Given exercise — Your task is to transcribe all of the data below exactly, omitting the images.

____

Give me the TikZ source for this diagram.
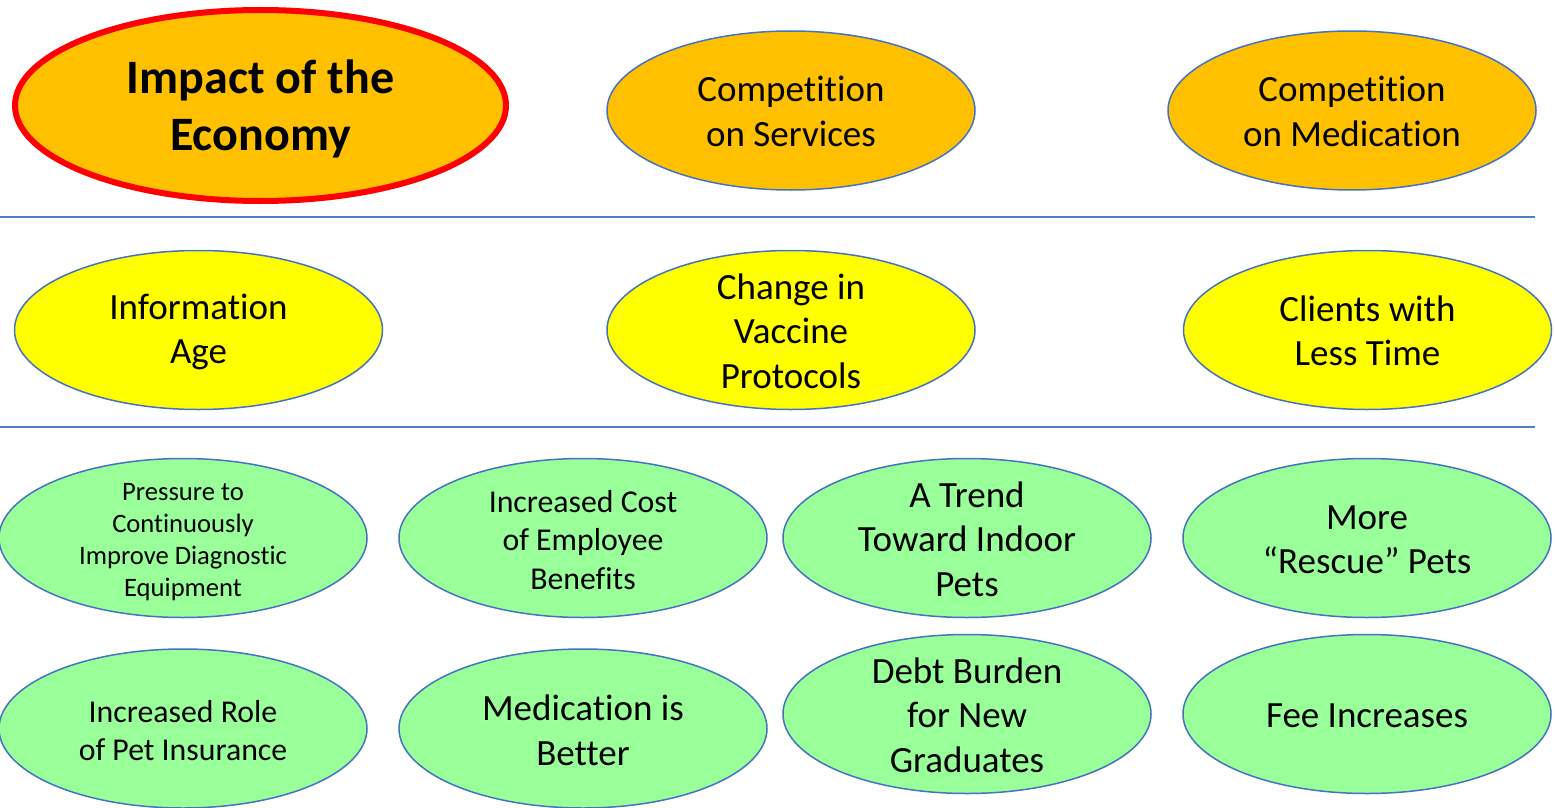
\documentclass[tikz,border=0pt]{standalone}
\usepackage{fontspec}
\setmainfont{Carlito}[Ligatures={NoCommon}]
\usetikzlibrary{shapes.geometric}
\definecolor{edgeblue}{HTML}{4472C4}
\definecolor{sepblue}{HTML}{4F81BD}
\definecolor{orangefill}{HTML}{FFC000}
\definecolor{yellowfill}{HTML}{FFFF00}
\definecolor{greenfill}{HTML}{99FF99}
\tikzset{
  oval/.style={ellipse, draw=edgeblue, line width=1.5pt, minimum width=368pt, minimum height=159pt, inner sep=0pt},
  orangeoval/.style={oval, fill=orangefill},
  yellowoval/.style={oval, fill=yellowfill},
  greenoval/.style={oval, fill=greenfill},
  txt/.style={align=center, inner sep=0pt, font=\fontsize{37}{44.5}\selectfont},
  txtmid/.style={align=center, inner sep=0pt, font=\fontsize{31.8}{38.5}\selectfont},
  txtsmall/.style={align=center, inner sep=0pt, font=\fontsize{26.6}{32}\selectfont},
  txtbig/.style={align=center, inner sep=0pt, font=\bfseries\fontsize{48}{57}\selectfont},
  sep/.style={draw=sepblue, line width=2pt}
}
\begin{document}
\begin{tikzpicture}[x=1pt,y=-1pt]
\useasboundingbox (0,0) rectangle (1555,808);
% row 1
\node[ellipse, draw=red, line width=6pt, fill=orangefill, minimum width=491pt, minimum height=191pt, inner sep=0pt] (impact) at (260.5,105.5) {};
\node[txtbig] at ([yshift=-3pt]impact.center) {Impact of the\\Economy};
\node[orangeoval] (compserv) at (791,110.5) {};
\node[txt] at ([yshift=-1pt]compserv.center) {Competition\\on Services};
\node[orangeoval] (compmed) at (1352,110.5) {};
\node[txt] at ([yshift=-1pt]compmed.center) {Competition\\on Medication};
% separators
\coordinate (s1a) at (0,217);
\coordinate (s1b) at (1535,217);
\coordinate (s2a) at (0,426.5);
\coordinate (s2b) at (1535,426.5);
\draw[sep] (s1a) -- (s1b);
\draw[sep] (s2a) -- (s2b);
% row 2
\node[yellowoval] (info) at (198.5,330) {};
\node[txt] at ([yshift=-2pt]info.center) {Information\\Age};
\node[yellowoval] (vacc) at (791,330) {};
\node[txt] at ([yshift=-1pt]vacc.center) {Change in\\Vaccine\\Protocols};
\node[yellowoval] (clients) at (1367.5,330) {};
\node[txt] at ([yshift=-1pt]clients.center) {Clients with\\Less Time};
% row 3
\node[greenoval] (press) at (183,538) {};
\node[txtsmall] at ([yshift=-4pt]press.center) {Pressure to\\Continuously\\Improve Diagnostic\\Equipment};
\node[greenoval] (cost) at (583,538) {};
\node[txtmid] at ([yshift=-2pt]cost.center) {Increased Cost\\of Employee\\Benefits};
\node[greenoval] (trend) at (967,538) {};
\node[txt] at ([yshift=-1pt]trend.center) {A Trend\\Toward Indoor\\Pets};
\node[greenoval] (rescue) at (1367,538) {};
\node[txt] at ([yshift=-2pt]rescue.center) {More\\“Rescue” Pets};
% row 4
\node[greenoval] (insur) at (183,728.5) {};
\node[txtmid] at ([yshift=-2pt]insur.center) {Increased Role\\of Pet Insurance};
\node[greenoval] (medic) at (583,728.5) {};
\node[txt] at ([yshift=-2pt]medic.center) {Medication is\\Better};
\node[greenoval] (debt) at (967,714) {};
\node[txt] at ([yshift=-1pt]debt.center) {Debt Burden\\for New\\Graduates};
\node[greenoval] (fee) at (1367,714) {};
\node[txt] at ([yshift=-2pt]fee.center) {Fee Increases};
\end{tikzpicture}
\end{document}
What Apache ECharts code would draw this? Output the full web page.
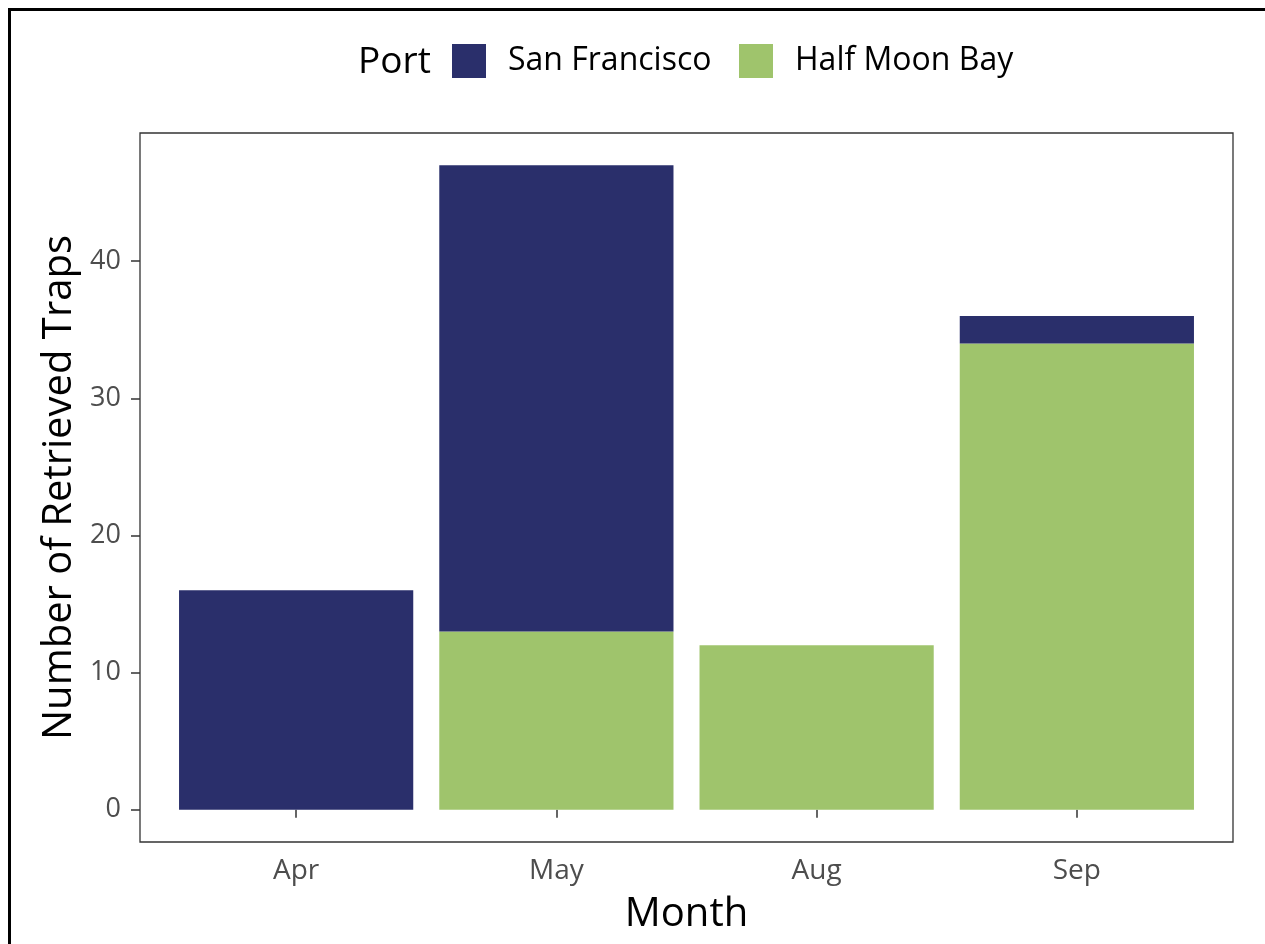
<!DOCTYPE html>
<html>
<head>
<meta charset="utf-8">
<script src="https://cdn.jsdelivr.net/npm/echarts@6/dist/echarts.min.js"></script>
<style>
html,body{margin:0;padding:0;background:#fff;}
#chart{width:1265px;height:944px;}
</style>
</head>
<body>
<div id="chart"></div>
<script>
const months = ['Apr', 'May', 'Aug', 'Sep'];
const sanFrancisco = [16, 34, 0, 2];
const halfMoonBay = [0, 13, 12, 34];
const yTicks = [0, 10, 20, 30, 40];
const legendTitle = 'Port';
const xTitle = 'Month';
const yTitle = 'Number of Retrieved Traps';

const FONT = '"Open Sans", sans-serif';

// Panel frame (ggplot panel incl. 0.6-category expansion on each side)
const PANEL = {left: 140, top: 133, width: 1093, height: 709};
const unit = PANEL.width / (months.length + 0.2);   // width of one category
const innerLeft = PANEL.left + 0.1 * unit;

const chart = echarts.init(document.getElementById('chart'), null, {renderer: 'canvas'});
chart.setOption({
  backgroundColor: '#ffffff',
  animation: false,
  grid: [
    {
      left: PANEL.left, top: PANEL.top, width: PANEL.width, height: PANEL.height,
      show: true, borderColor: '#333333', borderWidth: 1.3, backgroundColor: '#ffffff', z: 0
    },
    {
      left: innerLeft, top: PANEL.top, width: unit * months.length, height: PANEL.height,
      show: false
    }
  ],
  xAxis: {
    gridIndex: 1,
    type: 'category', data: months,
    axisLine: {show: false},
    splitLine: {show: false},
    axisTick: {show: true, alignWithLabel: true, length: 8, lineStyle: {color: '#333333', width: 1.5}},
    axisLabel: {margin: 15, color: '#4D4D4D', fontSize: 28, fontFamily: FONT},
    name: xTitle, nameLocation: 'middle', nameGap: 53,
    nameTextStyle: {color: '#000000', fontSize: 40, fontFamily: FONT}
  },
  yAxis: {
    gridIndex: 1,
    type: 'value', min: -2.35, max: 49.35,
    offset: innerLeft - PANEL.left,
    axisLine: {show: false},
    splitLine: {show: false},
    axisTick: {show: true, customValues: yTicks, length: 9, lineStyle: {color: '#333333', width: 1.5}},
    axisLabel: {customValues: yTicks, margin: 19, color: '#4D4D4D', fontSize: 27, fontFamily: FONT},
    name: yTitle, nameLocation: 'middle', nameGap: 57, nameRotate: 90,
    nameTextStyle: {color: '#000000', fontSize: 40, fontFamily: FONT}
  },
  legend: [
    {
      data: ['San Francisco'], left: 452, top: 44, padding: 0,
      itemWidth: 34, itemHeight: 34, icon: 'rect',
      textStyle: {fontSize: 32, fontFamily: FONT, color: '#000000', padding: [2, 0, 0, 17]}
    },
    {
      data: ['Half Moon Bay'], left: 739, top: 44, padding: 0,
      itemWidth: 34, itemHeight: 34, icon: 'rect',
      textStyle: {fontSize: 32, fontFamily: FONT, color: '#000000', padding: [2, 0, 0, 17]}
    }
  ],
  graphic: [
    {
      type: 'text', left: 358, top: 44,
      style: {text: legendTitle, fontSize: 37, fontFamily: FONT, fill: '#000000'}
    },
    {
      type: 'rect', silent: true, z: 100,
      shape: {x: 9.5, y: 9.5, width: 2000, height: 2000},
      style: {fill: 'none', stroke: '#000000', lineWidth: 3}
    }
  ],
  series: [
    {
      name: 'Half Moon Bay', type: 'bar', stack: 'total',
      xAxisIndex: 0, yAxisIndex: 0,
      barWidth: '90%', itemStyle: {color: '#9FC46C'},
      data: halfMoonBay
    },
    {
      name: 'San Francisco', type: 'bar', stack: 'total',
      xAxisIndex: 0, yAxisIndex: 0,
      barWidth: '90%', itemStyle: {color: '#2A2F6B'},
      data: sanFrancisco
    }
  ]
});
</script>
</body>
</html>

____

Exercise result —
Give me the TikZ source for this diagram.
\documentclass[tikz,border=0pt]{standalone}
\usepackage{fontspec}
\setmainfont{Carlito}[Ligatures={NoCommon}]
\usetikzlibrary{shapes.geometric}
\definecolor{edgeblue}{HTML}{4472C4}
\definecolor{sepblue}{HTML}{4F81BD}
\definecolor{orangefill}{HTML}{FFC000}
\definecolor{yellowfill}{HTML}{FFFF00}
\definecolor{greenfill}{HTML}{99FF99}
\tikzset{
  oval/.style={ellipse, draw=edgeblue, line width=1.5pt, minimum width=368pt, minimum height=159pt, inner sep=0pt},
  orangeoval/.style={oval, fill=orangefill},
  yellowoval/.style={oval, fill=yellowfill},
  greenoval/.style={oval, fill=greenfill},
  txt/.style={align=center, inner sep=0pt, font=\fontsize{37}{44.5}\selectfont},
  txtmid/.style={align=center, inner sep=0pt, font=\fontsize{31.8}{38.5}\selectfont},
  txtsmall/.style={align=center, inner sep=0pt, font=\fontsize{26.6}{32}\selectfont},
  txtbig/.style={align=center, inner sep=0pt, font=\bfseries\fontsize{48}{57}\selectfont},
  sep/.style={draw=sepblue, line width=2pt}
}
\begin{document}
\begin{tikzpicture}[x=1pt,y=-1pt]
\useasboundingbox (0,0) rectangle (1555,808);
% row 1
\node[ellipse, draw=red, line width=6pt, fill=orangefill, minimum width=491pt, minimum height=191pt, inner sep=0pt] (impact) at (260.5,105.5) {};
\node[txtbig] at ([yshift=-3pt]impact.center) {Impact of the\\Economy};
\node[orangeoval] (compserv) at (791,110.5) {};
\node[txt] at ([yshift=-1pt]compserv.center) {Competition\\on Services};
\node[orangeoval] (compmed) at (1352,110.5) {};
\node[txt] at ([yshift=-1pt]compmed.center) {Competition\\on Medication};
% separators
\coordinate (s1a) at (0,217);
\coordinate (s1b) at (1535,217);
\coordinate (s2a) at (0,426.5);
\coordinate (s2b) at (1535,426.5);
\draw[sep] (s1a) -- (s1b);
\draw[sep] (s2a) -- (s2b);
% row 2
\node[yellowoval] (info) at (198.5,330) {};
\node[txt] at ([yshift=-2pt]info.center) {Information\\Age};
\node[yellowoval] (vacc) at (791,330) {};
\node[txt] at ([yshift=-1pt]vacc.center) {Change in\\Vaccine\\Protocols};
\node[yellowoval] (clients) at (1367.5,330) {};
\node[txt] at ([yshift=-1pt]clients.center) {Clients with\\Less Time};
% row 3
\node[greenoval] (press) at (183,538) {};
\node[txtsmall] at ([yshift=-4pt]press.center) {Pressure to\\Continuously\\Improve Diagnostic\\Equipment};
\node[greenoval] (cost) at (583,538) {};
\node[txtmid] at ([yshift=-2pt]cost.center) {Increased Cost\\of Employee\\Benefits};
\node[greenoval] (trend) at (967,538) {};
\node[txt] at ([yshift=-1pt]trend.center) {A Trend\\Toward Indoor\\Pets};
\node[greenoval] (rescue) at (1367,538) {};
\node[txt] at ([yshift=-2pt]rescue.center) {More\\“Rescue” Pets};
% row 4
\node[greenoval] (insur) at (183,728.5) {};
\node[txtmid] at ([yshift=-2pt]insur.center) {Increased Role\\of Pet Insurance};
\node[greenoval] (medic) at (583,728.5) {};
\node[txt] at ([yshift=-2pt]medic.center) {Medication is\\Better};
\node[greenoval] (debt) at (967,714) {};
\node[txt] at ([yshift=-1pt]debt.center) {Debt Burden\\for New\\Graduates};
\node[greenoval] (fee) at (1367,714) {};
\node[txt] at ([yshift=-2pt]fee.center) {Fee Increases};
\end{tikzpicture}
\end{document}
What Apache ECharts code would draw this? Output the full web page.
<!DOCTYPE html>
<html>
<head>
<meta charset="utf-8">
<script src="https://cdn.jsdelivr.net/npm/echarts@6/dist/echarts.min.js"></script>
<style>
html,body{margin:0;padding:0;background:#fff;}
#chart{width:1265px;height:944px;}
</style>
</head>
<body>
<div id="chart"></div>
<script>
const months = ['Apr', 'May', 'Aug', 'Sep'];
const sanFrancisco = [16, 34, 0, 2];
const halfMoonBay = [0, 13, 12, 34];
const yTicks = [0, 10, 20, 30, 40];
const legendTitle = 'Port';
const xTitle = 'Month';
const yTitle = 'Number of Retrieved Traps';

const FONT = '"Open Sans", sans-serif';

// Panel frame (ggplot panel incl. 0.6-category expansion on each side)
const PANEL = {left: 140, top: 133, width: 1093, height: 709};
const unit = PANEL.width / (months.length + 0.2);   // width of one category
const innerLeft = PANEL.left + 0.1 * unit;

const chart = echarts.init(document.getElementById('chart'), null, {renderer: 'canvas'});
chart.setOption({
  backgroundColor: '#ffffff',
  animation: false,
  grid: [
    {
      left: PANEL.left, top: PANEL.top, width: PANEL.width, height: PANEL.height,
      show: true, borderColor: '#333333', borderWidth: 1.3, backgroundColor: '#ffffff', z: 0
    },
    {
      left: innerLeft, top: PANEL.top, width: unit * months.length, height: PANEL.height,
      show: false
    }
  ],
  xAxis: {
    gridIndex: 1,
    type: 'category', data: months,
    axisLine: {show: false},
    splitLine: {show: false},
    axisTick: {show: true, alignWithLabel: true, length: 8, lineStyle: {color: '#333333', width: 1.5}},
    axisLabel: {margin: 15, color: '#4D4D4D', fontSize: 28, fontFamily: FONT},
    name: xTitle, nameLocation: 'middle', nameGap: 53,
    nameTextStyle: {color: '#000000', fontSize: 40, fontFamily: FONT}
  },
  yAxis: {
    gridIndex: 1,
    type: 'value', min: -2.35, max: 49.35,
    offset: innerLeft - PANEL.left,
    axisLine: {show: false},
    splitLine: {show: false},
    axisTick: {show: true, customValues: yTicks, length: 9, lineStyle: {color: '#333333', width: 1.5}},
    axisLabel: {customValues: yTicks, margin: 19, color: '#4D4D4D', fontSize: 27, fontFamily: FONT},
    name: yTitle, nameLocation: 'middle', nameGap: 57, nameRotate: 90,
    nameTextStyle: {color: '#000000', fontSize: 40, fontFamily: FONT}
  },
  legend: [
    {
      data: ['San Francisco'], left: 452, top: 44, padding: 0,
      itemWidth: 34, itemHeight: 34, icon: 'rect',
      textStyle: {fontSize: 32, fontFamily: FONT, color: '#000000', padding: [2, 0, 0, 17]}
    },
    {
      data: ['Half Moon Bay'], left: 739, top: 44, padding: 0,
      itemWidth: 34, itemHeight: 34, icon: 'rect',
      textStyle: {fontSize: 32, fontFamily: FONT, color: '#000000', padding: [2, 0, 0, 17]}
    }
  ],
  graphic: [
    {
      type: 'text', left: 358, top: 44,
      style: {text: legendTitle, fontSize: 37, fontFamily: FONT, fill: '#000000'}
    },
    {
      type: 'rect', silent: true, z: 100,
      shape: {x: 9.5, y: 9.5, width: 2000, height: 2000},
      style: {fill: 'none', stroke: '#000000', lineWidth: 3}
    }
  ],
  series: [
    {
      name: 'Half Moon Bay', type: 'bar', stack: 'total',
      xAxisIndex: 0, yAxisIndex: 0,
      barWidth: '90%', itemStyle: {color: '#9FC46C'},
      data: halfMoonBay
    },
    {
      name: 'San Francisco', type: 'bar', stack: 'total',
      xAxisIndex: 0, yAxisIndex: 0,
      barWidth: '90%', itemStyle: {color: '#2A2F6B'},
      data: sanFrancisco
    }
  ]
});
</script>
</body>
</html>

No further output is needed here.